J: You see a lot of focus on work-life balance. There used to be this expectation that you're working 10-12 hours a day probably 6 days a week and that’s just how it is. Companies now that run that way as their normal state don’t keep good people, they’ll keep people, but not good people. Ensuring people are taking vacations and aren't working excessive overtime on a regular basis are a couple of ways to retain good talent. Of course, there are times, especially during a launch where long hours can’t be helped. Make sure your people know they are valued and know that you have their backs when times get rough. This can’t be something you just say, you have to mean it. Combine a lack of balance with lack of support and what you’ll have are a lot of job postings.
Never stop learning
M: What's the worst recommendation you commonly see/hear in plants?

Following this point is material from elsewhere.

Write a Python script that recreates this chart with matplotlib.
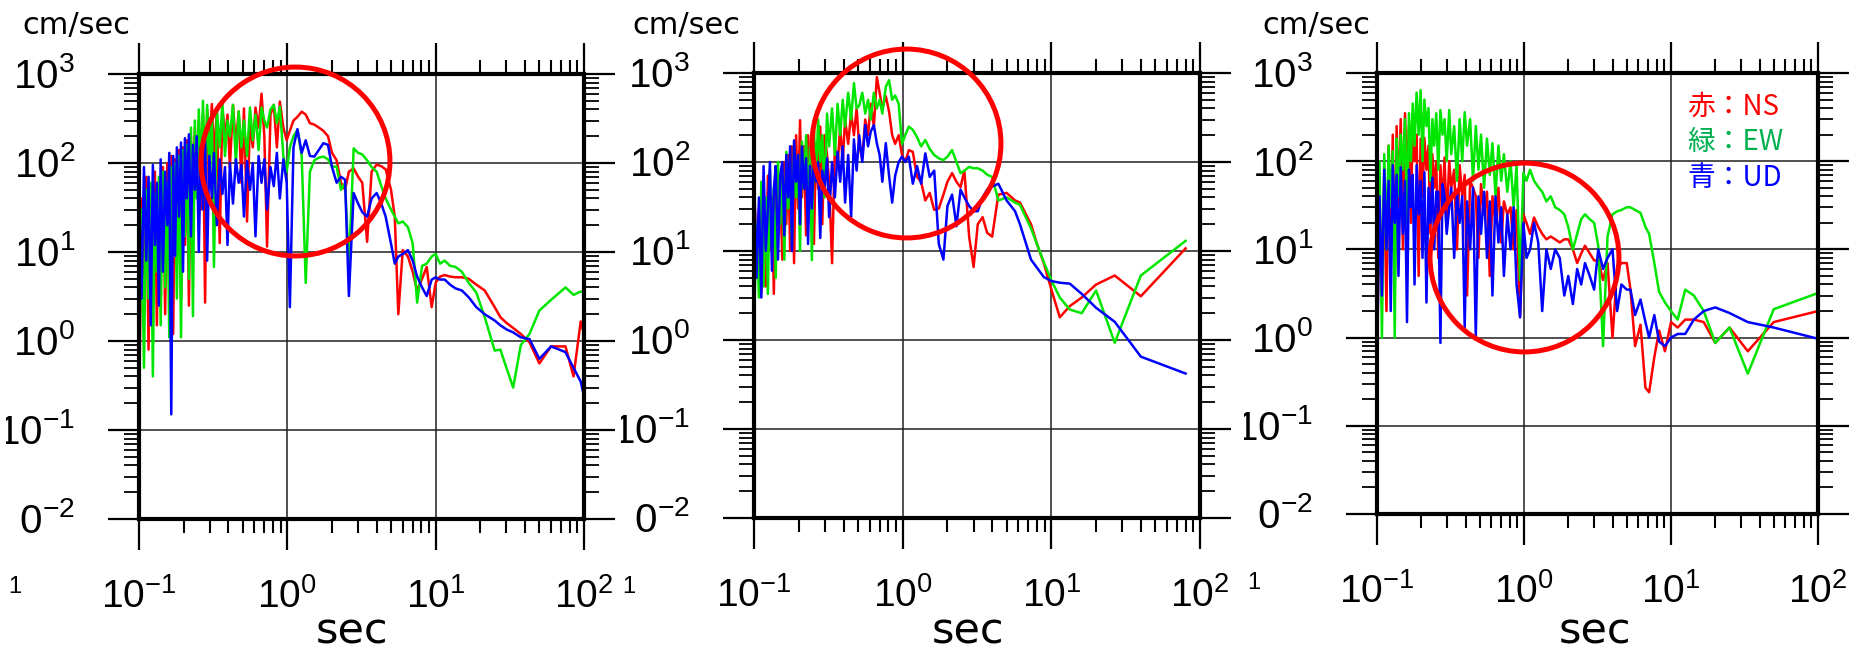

J: To throw labor at it. If there's a problem, let's just throw more people at it. Not problem solving, not addressing root causes or creating a fix, just adding headcount. You typically see this at the plant or shop floor level. Unless your problem is being understaffed, extra people aren’t going to help. If your team informs you they’ve solved a problem by adding labor alone, take a deeper look.
M: What’s a good book or training you recommend to coworkers/colleagues related to operations?
J: The 4 Disciples of Execution. I’ve gone back to this one often as a lack of execution is where great ideas can die. As far as training goes, a particular one doesn’t stand out but just continuing to get training is critical. You’re never finished, keep learning.
M: Well, Jennifer thanks again for taking the time. I think we certainly have some interesting takeaways to share.
J: No problem, I'm excited to see how it turns out.